**Task statement**
From the first line of the data below through the line holding "color='#222222', zorder=5)", output each line exactly and leave the pictures out.

**Material**
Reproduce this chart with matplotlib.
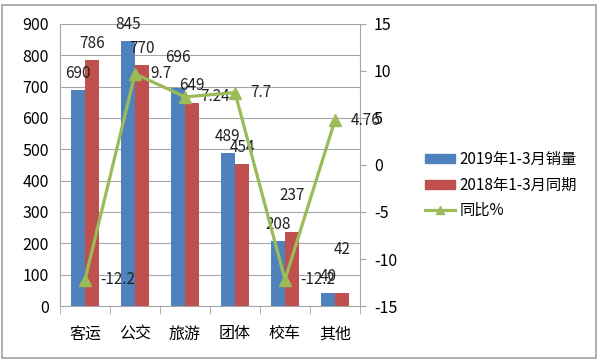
import matplotlib.pyplot as plt
import numpy as np
from matplotlib.lines import Line2D
from matplotlib.patches import Patch, Rectangle

plt.rcParams['font.family'] = ['Noto Sans CJK SC', 'DejaVu Sans']
plt.rcParams['axes.unicode_minus'] = False

categories = ['客运', '公交', '旅游', '团体', '校车', '其他']
sales_2019 = [690, 845, 696, 489, 208, 40]
sales_2018 = [786, 770, 649, 454, 237, 42]
yoy = [-12.2, 9.7, 7.24, 7.7, -12.2, 4.76]
yoy_labels = ['-12.2', '9.7', '7.24', '7.7', '-12.2', '4.76']

blue = '#4F81BD'
red = '#C0504D'
green = '#9BBB59'
grid_c = '#A6A6A6'

# extra lift (points) for labels Excel pushed up to avoid collisions
lift_2019 = [0, 0, 10, 0, 0, 0]
lift_2018 = [0, 0, 0, 0, 14, 19]

fig = plt.figure(figsize=(6, 3.63), dpi=100)
fig.patches.append(Rectangle((0.004, 0.013), 0.99, 0.974, transform=fig.transFigure,
                             fill=False, edgecolor='#A0A0A0', linewidth=1.2))

ax = fig.add_axes([0.1, 0.157, 0.5, 0.777])
x = np.arange(len(categories))
w = 0.28
b1 = ax.bar(x - w / 2, sales_2019, w, color=blue, zorder=2)
b2 = ax.bar(x + w / 2, sales_2018, w, color=red, zorder=2)

for bars, vals, lifts in ((b1, sales_2019, lift_2019), (b2, sales_2018, lift_2018)):
    for r, v, lf in zip(bars, vals, lifts):
        ax.annotate(str(v), (r.get_x() + r.get_width() / 2, v), xytext=(0, 12 + lf),
                    textcoords='offset points', ha='center', va='center', fontsize=11,
                    color='#222222', zorder=5)

ax.set_xlim(-0.5, 5.5)
ax.set_ylim(0, 900)
ax.set_yticks(range(0, 901, 100))
ax.yaxis.grid(True, color=grid_c, linewidth=0.8)
ax.set_axisbelow(True)
ax.set_xticks(x)
ax.set_xticklabels(categories, fontsize=11.5)
ax.set_xticks(np.arange(-0.5, 6, 1), minor=True)
ax.tick_params(axis='x', which='major', length=0, pad=14)
ax.tick_params(axis='x', which='minor', length=6, color=grid_c)
ax.tick_params(axis='y', length=0, labelsize=11.5, pad=8)
for s in ('top', 'right'):
    ax.spines[s].set_visible(False)
for s in ('left', 'bottom'):
    ax.spines[s].set_color(grid_c)

ax2 = ax.twinx()
ax2.plot(x, yoy, color=green, linewidth=2.3, marker='^', markersize=9, zorder=4)
for xi, v, lab in zip(x, yoy, yoy_labels):
    ax2.annotate(lab, (xi, v), xytext=(11, 0), textcoords='offset points',
                 ha='left', va='center', fontsize=11, color='#222222')
ax2.set_ylim(-15, 15)
ax2.set_yticks(range(-15, 16, 5))
ax2.tick_params(axis='y', length=4, color=grid_c, labelsize=11.5, pad=6)
for s in ('top', 'left', 'bottom'):
    ax2.spines[s].set_visible(False)
ax2.spines['right'].set_color(grid_c)

handles = [Patch(color=blue), Patch(color=red),
           Line2D([0], [0], color=green, linewidth=2.3, marker='^', markersize=6)]
labels = ['2019年1-3月销量', '2018年1-3月同期', '同比%']
fig.legend(handles, labels, loc='center left', bbox_to_anchor=(0.685, 0.49),
           frameon=False, fontsize=11, handlelength=2.0, handleheight=0.5,
           handletextpad=0.25, labelspacing=0.55)

fig.savefig('out.png', dpi=100)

**Exercise result**
Reproduce this chart with matplotlib.
import matplotlib.pyplot as plt
import numpy as np
from matplotlib.lines import Line2D
from matplotlib.patches import Patch, Rectangle

plt.rcParams['font.family'] = ['Noto Sans CJK SC', 'DejaVu Sans']
plt.rcParams['axes.unicode_minus'] = False

categories = ['客运', '公交', '旅游', '团体', '校车', '其他']
sales_2019 = [690, 845, 696, 489, 208, 40]
sales_2018 = [786, 770, 649, 454, 237, 42]
yoy = [-12.2, 9.7, 7.24, 7.7, -12.2, 4.76]
yoy_labels = ['-12.2', '9.7', '7.24', '7.7', '-12.2', '4.76']

blue = '#4F81BD'
red = '#C0504D'
green = '#9BBB59'
grid_c = '#A6A6A6'

# extra lift (points) for labels Excel pushed up to avoid collisions
lift_2019 = [0, 0, 10, 0, 0, 0]
lift_2018 = [0, 0, 0, 0, 14, 19]

fig = plt.figure(figsize=(6, 3.63), dpi=100)
fig.patches.append(Rectangle((0.004, 0.013), 0.99, 0.974, transform=fig.transFigure,
                             fill=False, edgecolor='#A0A0A0', linewidth=1.2))

ax = fig.add_axes([0.1, 0.157, 0.5, 0.777])
x = np.arange(len(categories))
w = 0.28
b1 = ax.bar(x - w / 2, sales_2019, w, color=blue, zorder=2)
b2 = ax.bar(x + w / 2, sales_2018, w, color=red, zorder=2)

for bars, vals, lifts in ((b1, sales_2019, lift_2019), (b2, sales_2018, lift_2018)):
    for r, v, lf in zip(bars, vals, lifts):
        ax.annotate(str(v), (r.get_x() + r.get_width() / 2, v), xytext=(0, 12 + lf),
                    textcoords='offset points', ha='center', va='center', fontsize=11,
                    color='#222222', zorder=5)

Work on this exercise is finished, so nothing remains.